England’s almost nonexistent part in Brazil 2014 is about as miserable as it gets for many English international sports fans. However, as Rooney et al console themselves in the Caribbean grazing on lobster, it must have come as a huge relief to many brides around the country, because there is nothing that will divide, destroy and totally nullify your big day than having to compete with a major sporting fixture. You’re going to lose and whatever happens it’s not going to be pretty.
Wimbledon’s God fearing, sensible, middle class crowd know better than to corrupt a significant family celebration with the banalities of yet another date in the sporting calendar. Golf is played at such a pedestrian pace that the odd text update here and there won’t be noticed, and Formula One is so tragically dull that most enthusiasts are simply rerunning Youtube films from the 1974 season.
But football and rugby are different. The big games are frenetic, vital and demand to be watched for the entirety of their duration and most importantly, live. Unfortunately for most brides, nearly every big game from these codes will take place on a Saturday and usually in the Spring or Summer. Somebody, somewhere is going to come unstuck.
So what to do? Well, nothing beats a bit of prior preparation and planning.

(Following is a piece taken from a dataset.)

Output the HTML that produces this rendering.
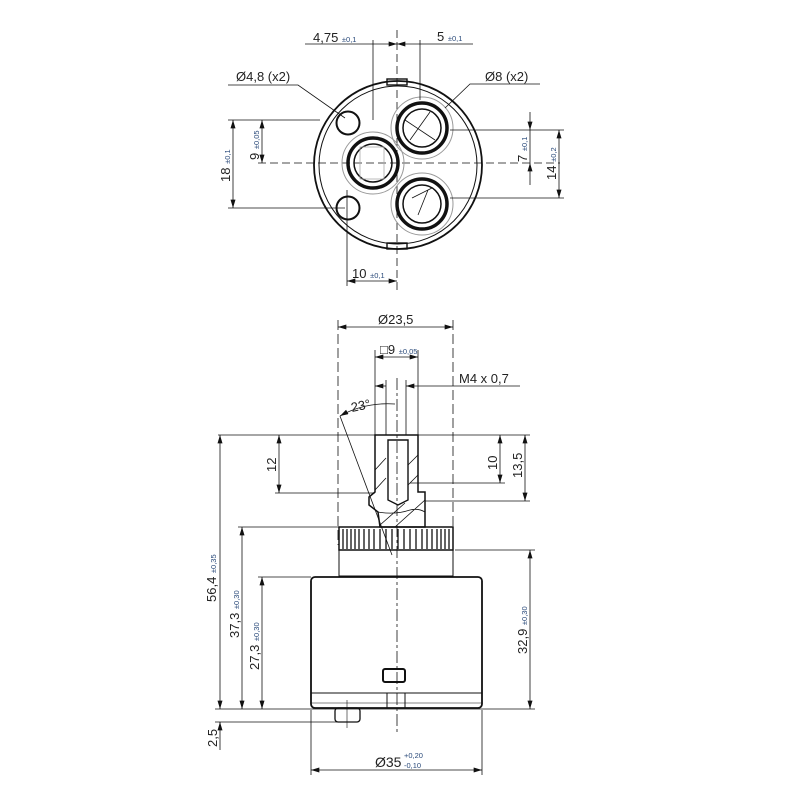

Always think about what sporting competitions are going to be held around the time of your marriage, because otherwise, when there’s a clash, the first thing you’re going to know about it is the barrage of texts and emails saying ‘didn’t you realise?’. No you obviously didn’t.
If the dates for the venue you’ve set your heart on can’t be moved then it’s time to grab the situation by the horns. If you’re both diehard sports fans then make it an integral part of the day and work everything around it. Theme the tables, gifts and colours accordingly. Embrace it. Celebrate it. And enjoy it. But if you’re not then don’t leave things to unfold ‘organically’ because you will have a living nightmare on your hands.
Nothing will kill the festivities quicker than unannounced and unscheduled, everyone stopping to watch a game, or just as bad; pacing themselves throughout the day in order to make a midnight kick off on the other side of the world. I’ve seen it happen first hand and the ‘happy’ couple almost became spectators at their own wedding. It simply doesn’t mix and you’ve got to let people know that from the outset, otherwise the ushers are will be sneaking in a 42 inch plasma or people will be glued to their smartphones.
If the venue has television, which many do, make sure they’re disconnected and out of bounds. If there’s wifi available make sure that the guests know tapping into it to watch the match is not what you had in mind. It may sound Draconian, and I am a huge sports fan, but let’s face it: it’s one game and with all the effort you’ve put into things, you deserve better.
So, England’s early exit does have a silver lining for some and not just those that hail from the rest of the UK.